Y siguió con el relato, una crónica con final feliz: “Cuando cumplí los 50 años en este trabajo, Emanuel formó parte de un video que me fue obsequiado y en el que me felicitaba por mi trayectoria como también lo hicieron entre otros Lautaro Martínez, cuya familia es habitué del restaurante y otras personalidades de la ciudad”. 

“Solía contar a todos los clientes que estaba un poco desilusionado porque ‘Manu’ no venía hasta que una mesa compuesta por cinco muchachos de su edad en una ocasión me dijeron que les reserve para seis. Esa noche vino Ginóbili y me dio un abrazo que jamás voy a olvidar”, afirmó Rueda.

Al epílogo, admitió: “Mi vida pasa por este lugar, más de medio siglo que vengo con una adrenalina difícil de explicar, sabiendo que algo nuevo me va a sorprender. La clave está en evitar caer en la rutina y a esta altura la satisfacción es el cariño de la gente que te lo demuestra con un beso o un apretón de manos. Eso no tiene precio”.
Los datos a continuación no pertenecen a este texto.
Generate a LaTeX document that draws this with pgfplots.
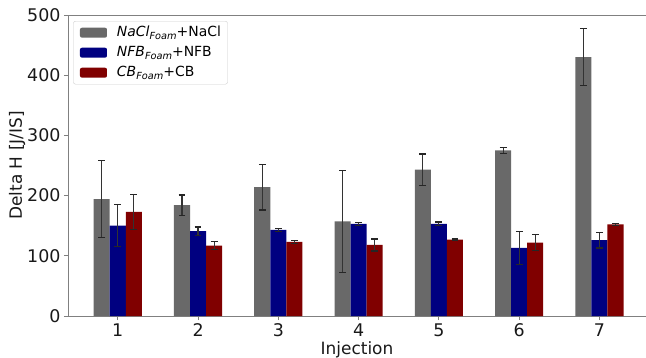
\documentclass[border=0pt]{standalone}
\usepackage{pgfplots}
\pgfplotsset{compat=1.18}
\usepackage{fontspec}
\setmainfont{DejaVu Sans}
\definecolor{cgrey}{HTML}{696969}
\definecolor{cnavy}{HTML}{000080}
\definecolor{cmaroon}{HTML}{800000}
\definecolor{spine}{HTML}{808080}
\newcommand\sub[1]{\raisebox{-2.8bp}{\fontsize{9.8}{10}\selectfont\itshape #1}}
\begin{document}
\begin{tikzpicture}
\begin{axis}[
  name=ax,
  scale only axis,
  width=578bp, height=301bp,
  xmin=0.38, xmax=7.58,
  ymin=0, ymax=500,
  axis x line*=bottom, axis y line*=left,
  axis line style={spine, line width=0.9pt, -},
  xtick={1,2,3,4,5,6,7},
  ytick={0,100,200,300,400,500},
  tick align=outside,
  tick style={spine, line width=0.9pt},
  major tick length=4bp,
  tick label style={font=\fontsize{17.5}{19}\selectfont, text=black!90},
  /pgf/number format/assume math mode=true,
  xlabel={Injection},
  ylabel={Delta H [J/IS]},
  label style={font=\fontsize{17}{19}\selectfont, text=black!90},
  xlabel style={yshift=1.5bp},
  ylabel style={yshift=-5bp},
  ybar, bar width=0.2,
  legend style={at={(rel axis cs:0,1)}, anchor=north west, xshift=5.3bp, yshift=-6bp,
    font=\fontsize{14}{16}\selectfont, draw=black!20, rounded corners=2pt,
    nodes={inner sep=0pt, text height=10.5bp, text depth=3.5bp},
    row sep=6bp, inner xsep=6.5bp, inner ysep=4.5bp,
    /tikz/every odd column/.append style={column sep=10bp}},
  legend cell align=left,
  legend image code/.code={\fill[#1] (0bp,-5bp) rectangle (27bp,5bp);},
  error bars/error bar style={black!80, line width=1.2pt},
  error bars/error mark options={rotate=90, mark size=3.4bp, black!85, line width=1.2pt},
]
\addplot[fill=cgrey, draw=none, bar shift=-0.2, error bars/.cd, y dir=both, y explicit] coordinates {
 (1,194) +- (0,64)
 (2,184) +- (0,17)
 (3,214) +- (0,38)
 (4,157) +- (0,85)
 (5,243) +- (0,26)
 (6,275) +- (0,5)
 (7,430) +- (0,47)
};
\addlegendentry{\textit{NaCl}\sub{Foam}+NaCl}
\addplot[fill=cnavy, draw=none, bar shift=0, error bars/.cd, y dir=both, y explicit] coordinates {
 (1,150) +- (0,35)
 (2,141) +- (0,7)
 (3,143) +- (0,3)
 (4,153) +- (0,2)
 (5,153) +- (0,3)
 (6,113) +- (0,28)
 (7,126) +- (0,13)
};
\addlegendentry{\textit{NFB}\sub{Foam}+NFB}
\addplot[fill=cmaroon, draw=none, bar shift=0.2, error bars/.cd, y dir=both, y explicit] coordinates {
 (1,173) +- (0,29)
 (2,117) +- (0,7)
 (3,123) +- (0,2)
 (4,118) +- (0,10)
 (5,127) +- (0,1)
 (6,122) +- (0,13)
 (7,152) +- (0,1)
};
\addlegendentry{\textit{CB}\sub{Foam}+CB}
\draw[spine, line width=0.9pt] (rel axis cs:0,1) -- (rel axis cs:1,1);
\end{axis}
\pgfresetboundingbox
\path[use as bounding box] ([shift={(-68bp,-42bp)}]ax.south west) rectangle ([shift={(0bp,15bp)}]ax.north east);
\end{tikzpicture}
\end{document}
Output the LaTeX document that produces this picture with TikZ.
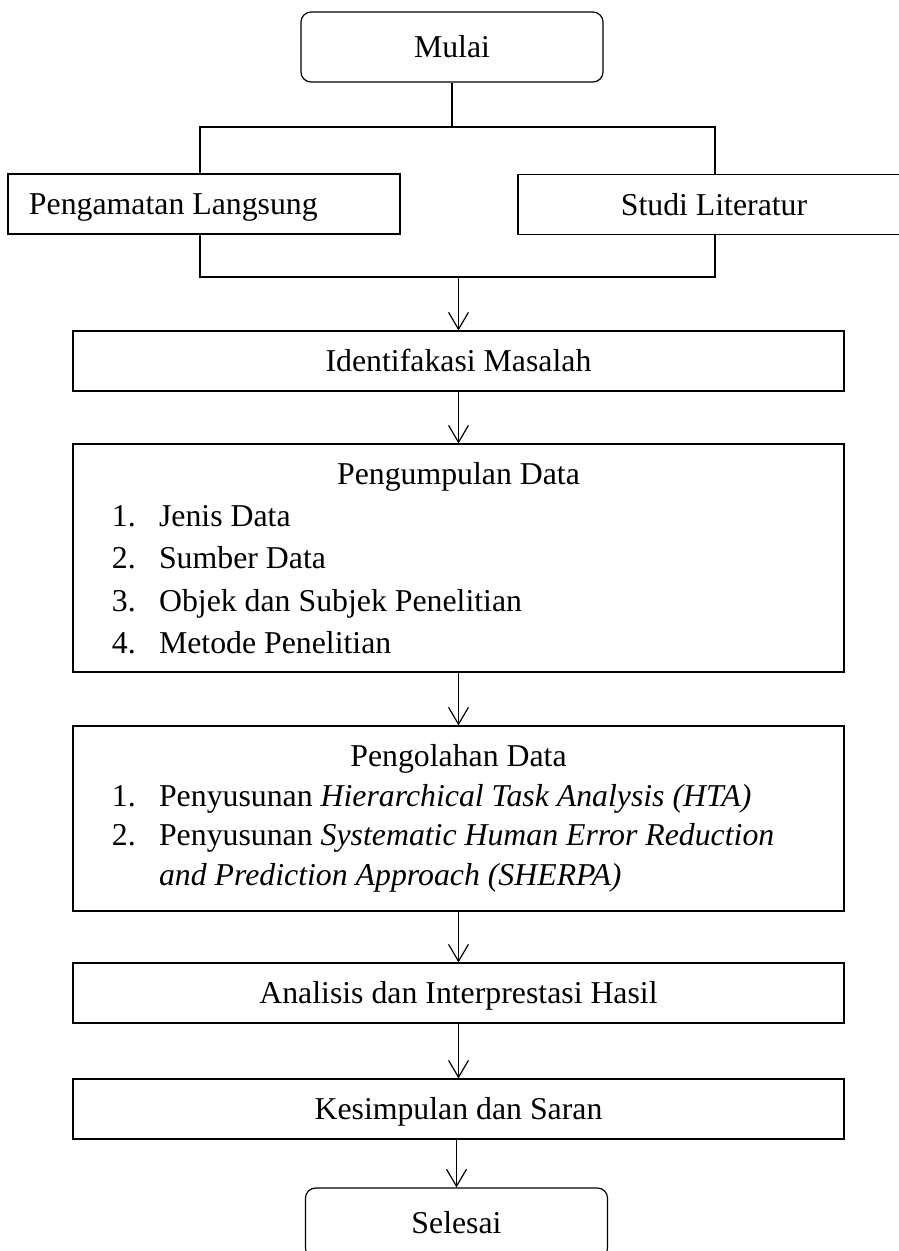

Omar es un pilar en la ciudad. La dedicación y el amor por el trabajo son evidentes para todos los que entran por la puerta del Víctor. Él es un testimonio de cómo las circunstancias nos llevan por caminos inesperados. En el corazón de Bahía, halló su propósito, dejando una huella imborrable en la comunidad que lo acoge con los brazos abiertos.